Article | Navigating the Exciting Yet Complex World of Software Development

Navigating the Exciting Yet Complex World of Software Development

Wheelbarrow of cash

Why Funding Models Matter More Than Ever

It's an incredibly exciting time to be creating software. Never before has it been faster to produce mockups or cheaper to build prototypes. If you have software you want to build, there's no better time than now. The accessibility of development tools and resources has lowered barriers, empowering both newcomers and seasoned entrepreneurs to bring innovative ideas to life swiftly.

However, amidst this enthusiasm, it's crucial not to overlook a fundamental reality: a software business is still a business. It requires customers, revenue, and a sustainable funding model. The ease of creating software can sometimes mask the challenges of turning a prototype into a profitable enterprise.

The Allure of Easy Entry

The rise of AI, no-code platforms, open-source libraries, and affordable cloud services has democratised software development. Entrepreneurs can now validate ideas and develop minimum viable products (MVPs) with minimal upfront costs. This environment fosters innovation and allows for rapid iteration, which is fantastic for testing concepts and responding to market feedback.

The Hidden Costs

Despite the reduced costs of initial development, scaling a software product demands significant investment. Marketing, customer support, infrastructure, and ongoing development require resources that go beyond what initial prototypes might suggest. The illusion of low-cost entry can lead founders to underestimate these expenses, potentially jeopardising the long-term viability of their ventures.

The Grant Trap

Grants can be a double-edged sword. While they provide much-needed capital without diluting ownership, they can also create a false sense of security. Relying heavily on grants may delay the pursuit of a viable business model, as the immediate pressure to generate revenue is alleviated. This can lead to a focus on research and development at the expense of market validation and profitability.

Venture Capital: Friend or Foe?

Venture capital (VC) funding offers the allure of substantial resources to accelerate growth. However, initial cash injections can sometimes mask poor business models. With significant funding at their disposal, startups might overlook fundamental flaws in their revenue strategies or market fit, assuming that ample capital can compensate for underlying issues.

Moreover, it's essential to recognise that the goals of VC investors may not always align with building a sustainable business. Sometimes, the primary objective isn't to develop a viable, profitable company but to acquire a large user base rapidly. In the ever-exciting data play, acquiring customers becomes the focal point. Startups are pushed to prioritise growth and data collection over profitability, banking on the potential value of user data for future monetisation.

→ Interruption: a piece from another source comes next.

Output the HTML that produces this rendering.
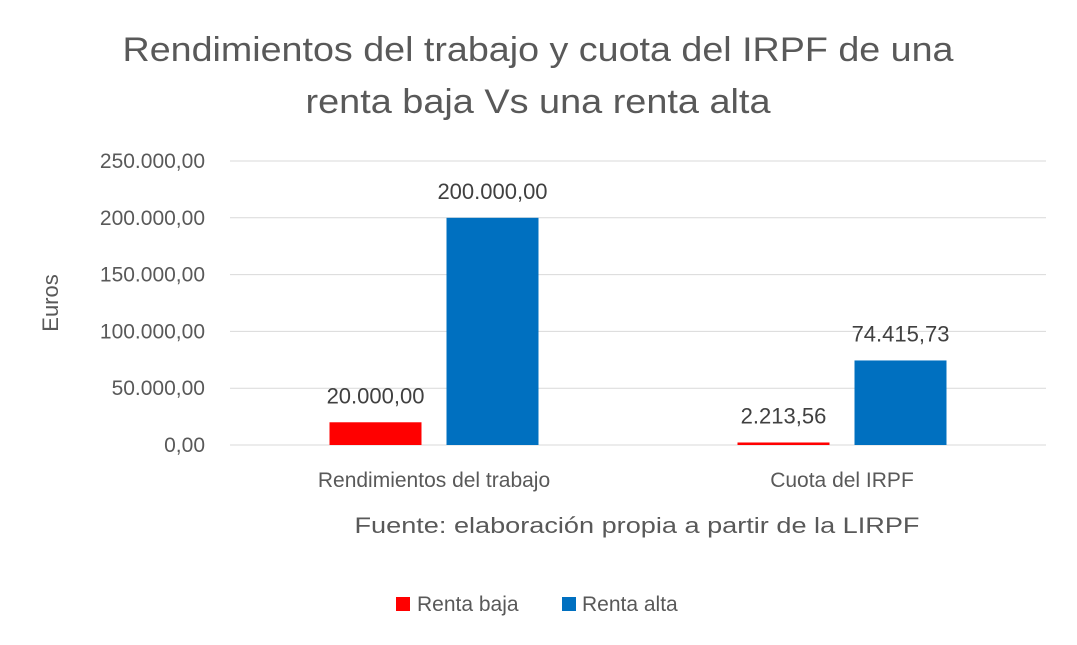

This approach can be risky. By concentrating on customer acquisition and data gathering, companies may neglect the development of a solid business model. If the anticipated data-driven revenue streams don't materialise, the startup could find itself without a sustainable path forward.

The really important thing to keep in mind is that though VC funding can kickstart your dream, it is a business model in its own right and a very different one to your business. Like anything, you have to know how the game is played if you want to win. Do you have the time, space and energy to play your game and theirs?

Balancing Product Development and Profitability

There's an inherent tension between perfecting your product and building a sustainable business. While it's useful to delay monetisation until your offering is refined, it's essential to find ways to validate your business model early on. Holding off on charging customers can hinder your ability to test price sensitivity, understand customer value perception, and establish reliable revenue streams. On top of that, you can have a solid business model but still struggle with cashflow. If sales take too long to catch up to costs, you risk everything you’ve worked for each time you try to make payroll -let along paying those cloud hosting invoices!

Strategies for Success

Early Market Engagement: Involve potential customers from the outset. Their feedback can guide development and ensure the product meets real needs.

Test Monetisation Models: Experiment with different pricing strategies early. This helps identify what customers are willing to pay and adjusts your value proposition accordingly.

Sustainable Funding Mix: Diversify your funding sources. Combine personal investment, customer revenue, and external funding to balance control and resource availability.

Focus on Profitability: Keep a close eye on the path to profitability. Even if growth is the current focus, have a clear plan for how and when the business will become profitable.

The current landscape offers unprecedented opportunities to bring software ideas to life. However, the fundamentals of building a successful business haven't changed. Revenue, customers, and a solid funding model are as critical as ever. By acknowledging the need for profitability early and balancing product development with business strategy, founders can turn exciting prototypes into sustainable enterprises.

I'm nothing without funding

If you're embarking on the journey of building a software business, remember to keep one eye on innovation and the other on sustainability. Engage with mentors, seek diverse funding sources, and never lose sight of the importance of a solid business model.